WHAT IS BEING ASKED
Will you output the entries below exactly, skipping every image they contain?

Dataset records
—————
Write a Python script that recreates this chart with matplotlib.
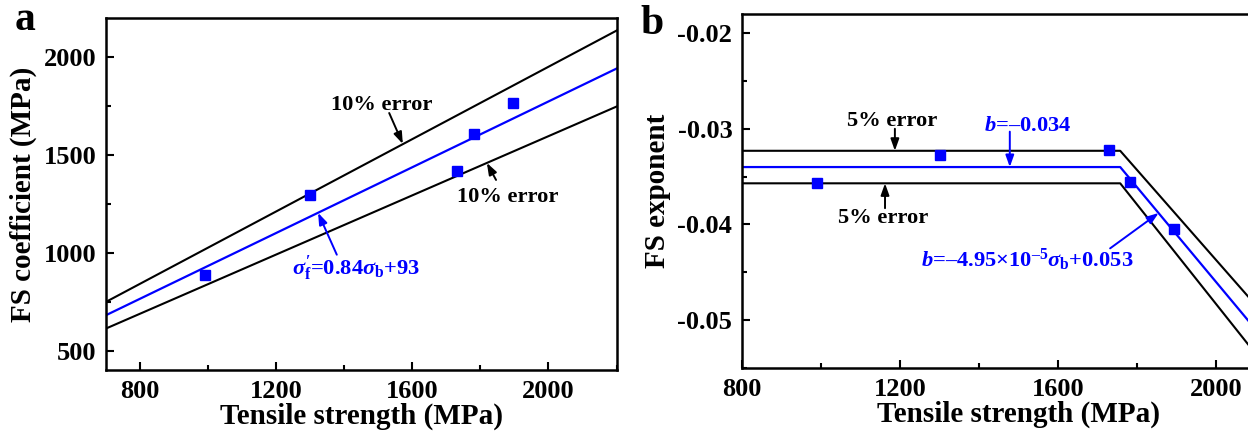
import numpy as np
import matplotlib
matplotlib.use("Agg")
import matplotlib.pyplot as plt
from matplotlib.ticker import MultipleLocator, FuncFormatter

plt.rcParams['font.family'] = ['Liberation Serif', 'DejaVu Serif']
plt.rcParams['font.weight'] = 'bold'
plt.rcParams['mathtext.fontset'] = 'custom'
plt.rcParams['mathtext.rm'] = 'Liberation Serif:bold'
plt.rcParams['mathtext.it'] = 'Liberation Serif:bold:italic'
plt.rcParams['mathtext.bf'] = 'Liberation Serif:bold'

# Data
tensile = [990, 1300, 1730, 1782, 1895]
fs_coeff = [888, 1296, 1420, 1605, 1765]
fs_exp = [-0.0357, -0.0327, -0.0322, -0.0356, -0.0405]

coef_slope, coef_int = 0.84, 93
coef_err = 0.10
b_const = -0.034
b_slope, b_int = -4.95e-5, 0.053
b_err = 0.05

BLUE = '#0000ff'
ANN = 16.2
ARR = '-|>,head_length=0.7,head_width=0.25'

fig = plt.figure(figsize=(12.48, 4.37), dpi=100)
axa = fig.add_axes([0.085, 0.153, 0.409, 0.806])
axb = fig.add_axes([0.5946, 0.158, 0.443, 0.810])


def arrow(ax, tail, head, color):
    ax.annotate('', xy=head, xytext=tail,
                arrowprops=dict(arrowstyle=ARR, color=color, lw=1.4,
                                shrinkA=0, shrinkB=0, mutation_scale=10))


# Panel a
xa = np.array([700, 2200])
fit_a = coef_slope * xa + coef_int
axa.plot(xa, fit_a * (1 + coef_err), color='black', lw=1.5)
axa.plot(xa, fit_a * (1 - coef_err), color='black', lw=1.5)
axa.plot(xa, fit_a, color=BLUE, lw=1.6)
axa.plot(tensile, fs_coeff, 's', color=BLUE, ms=7.5)
axa.set_xlim(700, 2200)
axa.set_ylim(400, 2200)
axa.xaxis.set_major_locator(MultipleLocator(400))
axa.xaxis.set_minor_locator(MultipleLocator(200))
axa.yaxis.set_major_locator(MultipleLocator(500))
axa.yaxis.set_minor_locator(MultipleLocator(250))
axa.set_xlabel('Tensile strength (MPa)', fontsize=21, fontweight='bold', labelpad=0)
axa.set_ylabel('FS coefficient (MPa)', fontsize=21, fontweight='bold', labelpad=5)

axa.text(1511, 1730, '10% error', fontsize=ANN, ha='center', va='baseline', fontweight='bold')
arrow(axa, (1532, 1714), (1572, 1556), 'black')
axa.text(1879, 1260, '10% error', fontsize=ANN, ha='center', va='baseline', fontweight='bold')
arrow(axa, (1846, 1372), (1819, 1459), 'black')
axa.text(1434, 888, r"$\sigma_{\rm f}^{\prime}$=0.84$\sigma_{\rm b}$+93", fontsize=ANN,
         ha='center', va='baseline', color=BLUE, fontweight='bold')
arrow(axa, (1378, 990), (1323, 1204), BLUE)

# Panel b
bp = (b_const - b_int) / b_slope
xb = np.array([800, bp, 2200])
fit_b = np.where(xb <= bp, b_const, b_slope * xb + b_int)
axb.plot(xb, fit_b * (1 - b_err), color='black', lw=1.5)
axb.plot(xb, fit_b * (1 + b_err), color='black', lw=1.5)
axb.plot(xb, fit_b, color=BLUE, lw=1.6)
axb.plot(tensile, fs_exp, 's', color=BLUE, ms=7.5)
axb.set_xlim(800, 2200)
axb.set_ylim(-0.055, -0.018)
axb.xaxis.set_major_locator(MultipleLocator(400))
axb.xaxis.set_minor_locator(MultipleLocator(200))
axb.yaxis.set_major_locator(MultipleLocator(0.01))
axb.yaxis.set_minor_locator(MultipleLocator(0.005))
axb.yaxis.set_major_formatter(FuncFormatter(lambda v, p: f"{v:.2f}"))
axb.set_xlabel('Tensile strength (MPa)', fontsize=21, fontweight='bold', labelpad=0)
axb.set_ylabel('FS exponent', fontsize=21, fontweight='bold', labelpad=5)

axb.text(1180, -0.02969, '5% error', fontsize=ANN, ha='center', va='baseline', fontweight='bold')
arrow(axb, (1187, -0.0300), (1187, -0.0323), 'black')
axb.text(1157, -0.0399, '5% error', fontsize=ANN, ha='center', va='baseline', fontweight='bold')
arrow(axb, (1162, -0.0383), (1162, -0.0357), 'black')
axb.text(1524, -0.0302, "$b$=\u20130.034", fontsize=ANN, ha='center', va='baseline',
         color=BLUE, fontweight='bold')
arrow(axb, (1478, -0.0303), (1478, -0.0340), BLUE)
axb.text(1522, -0.04438, "$b$=\u20134.95\u00d710$^{\u2013{\\rm 5}}$$\\sigma_{\\rm b}$+0.053",
         fontsize=ANN, ha='center', va='baseline', color=BLUE, fontweight='bold')
arrow(axb, (1732, -0.0425), (1855, -0.0388), BLUE)

for ax in (axa, axb):
    for s in ax.spines.values():
        s.set_linewidth(1.8)
    ax.tick_params(which='both', direction='in', width=1.5, labelsize=19)
    ax.tick_params(which='major', length=6, pad=7)
    ax.tick_params(which='minor', length=3.5)
    for lab in ax.get_xticklabels() + ax.get_yticklabels():
        lab.set_fontweight('bold')

fig.text(0.012, 0.955, 'a', fontsize=30, fontweight='bold', va='center')
fig.text(0.513, 0.945, 'b', fontsize=30, fontweight='bold', va='center')

fig.savefig('out.png', dpi=100)
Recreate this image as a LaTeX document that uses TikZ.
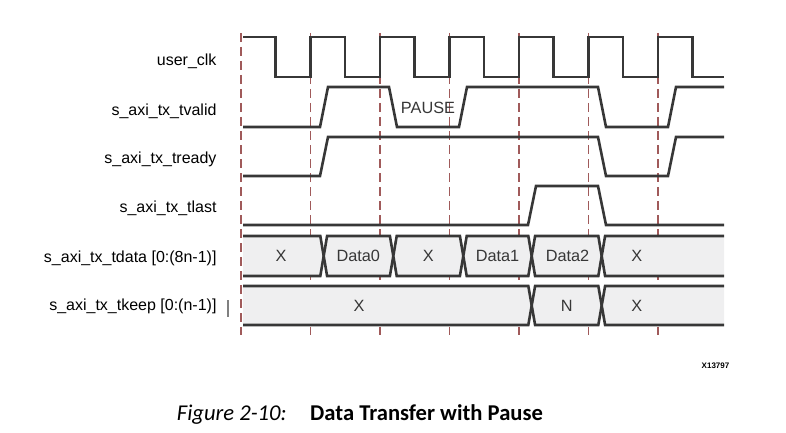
—————
SOLUTION TO THIS EXERCISE
Write a Python script that recreates this chart with matplotlib.
import numpy as np
import matplotlib
matplotlib.use("Agg")
import matplotlib.pyplot as plt
from matplotlib.ticker import MultipleLocator, FuncFormatter

plt.rcParams['font.family'] = ['Liberation Serif', 'DejaVu Serif']
plt.rcParams['font.weight'] = 'bold'
plt.rcParams['mathtext.fontset'] = 'custom'
plt.rcParams['mathtext.rm'] = 'Liberation Serif:bold'
plt.rcParams['mathtext.it'] = 'Liberation Serif:bold:italic'
plt.rcParams['mathtext.bf'] = 'Liberation Serif:bold'

# Data
tensile = [990, 1300, 1730, 1782, 1895]
fs_coeff = [888, 1296, 1420, 1605, 1765]
fs_exp = [-0.0357, -0.0327, -0.0322, -0.0356, -0.0405]

coef_slope, coef_int = 0.84, 93
coef_err = 0.10
b_const = -0.034
b_slope, b_int = -4.95e-5, 0.053
b_err = 0.05

BLUE = '#0000ff'
ANN = 16.2
ARR = '-|>,head_length=0.7,head_width=0.25'

fig = plt.figure(figsize=(12.48, 4.37), dpi=100)
axa = fig.add_axes([0.085, 0.153, 0.409, 0.806])
axb = fig.add_axes([0.5946, 0.158, 0.443, 0.810])


def arrow(ax, tail, head, color):
    ax.annotate('', xy=head, xytext=tail,
                arrowprops=dict(arrowstyle=ARR, color=color, lw=1.4,
                                shrinkA=0, shrinkB=0, mutation_scale=10))


# Panel a
xa = np.array([700, 2200])
fit_a = coef_slope * xa + coef_int
axa.plot(xa, fit_a * (1 + coef_err), color='black', lw=1.5)
axa.plot(xa, fit_a * (1 - coef_err), color='black', lw=1.5)
axa.plot(xa, fit_a, color=BLUE, lw=1.6)
axa.plot(tensile, fs_coeff, 's', color=BLUE, ms=7.5)
axa.set_xlim(700, 2200)
axa.set_ylim(400, 2200)
axa.xaxis.set_major_locator(MultipleLocator(400))
axa.xaxis.set_minor_locator(MultipleLocator(200))
axa.yaxis.set_major_locator(MultipleLocator(500))
axa.yaxis.set_minor_locator(MultipleLocator(250))
axa.set_xlabel('Tensile strength (MPa)', fontsize=21, fontweight='bold', labelpad=0)
axa.set_ylabel('FS coefficient (MPa)', fontsize=21, fontweight='bold', labelpad=5)

axa.text(1511, 1730, '10% error', fontsize=ANN, ha='center', va='baseline', fontweight='bold')
arrow(axa, (1532, 1714), (1572, 1556), 'black')
axa.text(1879, 1260, '10% error', fontsize=ANN, ha='center', va='baseline', fontweight='bold')
arrow(axa, (1846, 1372), (1819, 1459), 'black')
axa.text(1434, 888, r"$\sigma_{\rm f}^{\prime}$=0.84$\sigma_{\rm b}$+93", fontsize=ANN,
         ha='center', va='baseline', color=BLUE, fontweight='bold')
arrow(axa, (1378, 990), (1323, 1204), BLUE)

# Panel b
bp = (b_const - b_int) / b_slope
xb = np.array([800, bp, 2200])
fit_b = np.where(xb <= bp, b_const, b_slope * xb + b_int)
axb.plot(xb, fit_b * (1 - b_err), color='black', lw=1.5)
axb.plot(xb, fit_b * (1 + b_err), color='black', lw=1.5)
axb.plot(xb, fit_b, color=BLUE, lw=1.6)
axb.plot(tensile, fs_exp, 's', color=BLUE, ms=7.5)
axb.set_xlim(800, 2200)
axb.set_ylim(-0.055, -0.018)
axb.xaxis.set_major_locator(MultipleLocator(400))
axb.xaxis.set_minor_locator(MultipleLocator(200))
axb.yaxis.set_major_locator(MultipleLocator(0.01))
axb.yaxis.set_minor_locator(MultipleLocator(0.005))
axb.yaxis.set_major_formatter(FuncFormatter(lambda v, p: f"{v:.2f}"))
axb.set_xlabel('Tensile strength (MPa)', fontsize=21, fontweight='bold', labelpad=0)
axb.set_ylabel('FS exponent', fontsize=21, fontweight='bold', labelpad=5)

axb.text(1180, -0.02969, '5% error', fontsize=ANN, ha='center', va='baseline', fontweight='bold')
arrow(axb, (1187, -0.0300), (1187, -0.0323), 'black')
axb.text(1157, -0.0399, '5% error', fontsize=ANN, ha='center', va='baseline', fontweight='bold')
arrow(axb, (1162, -0.0383), (1162, -0.0357), 'black')
axb.text(1524, -0.0302, "$b$=\u20130.034", fontsize=ANN, ha='center', va='baseline',
         color=BLUE, fontweight='bold')
arrow(axb, (1478, -0.0303), (1478, -0.0340), BLUE)
axb.text(1522, -0.04438, "$b$=\u20134.95\u00d710$^{\u2013{\\rm 5}}$$\\sigma_{\\rm b}$+0.053",
         fontsize=ANN, ha='center', va='baseline', color=BLUE, fontweight='bold')
arrow(axb, (1732, -0.0425), (1855, -0.0388), BLUE)

for ax in (axa, axb):
    for s in ax.spines.values():
        s.set_linewidth(1.8)
    ax.tick_params(which='both', direction='in', width=1.5, labelsize=19)
    ax.tick_params(which='major', length=6, pad=7)
    ax.tick_params(which='minor', length=3.5)
    for lab in ax.get_xticklabels() + ax.get_yticklabels():
        lab.set_fontweight('bold')

fig.text(0.012, 0.955, 'a', fontsize=30, fontweight='bold', va='center')
fig.text(0.513, 0.945, 'b', fontsize=30, fontweight='bold', va='center')

fig.savefig('out.png', dpi=100)
Recreate this image as a LaTeX document that uses TikZ.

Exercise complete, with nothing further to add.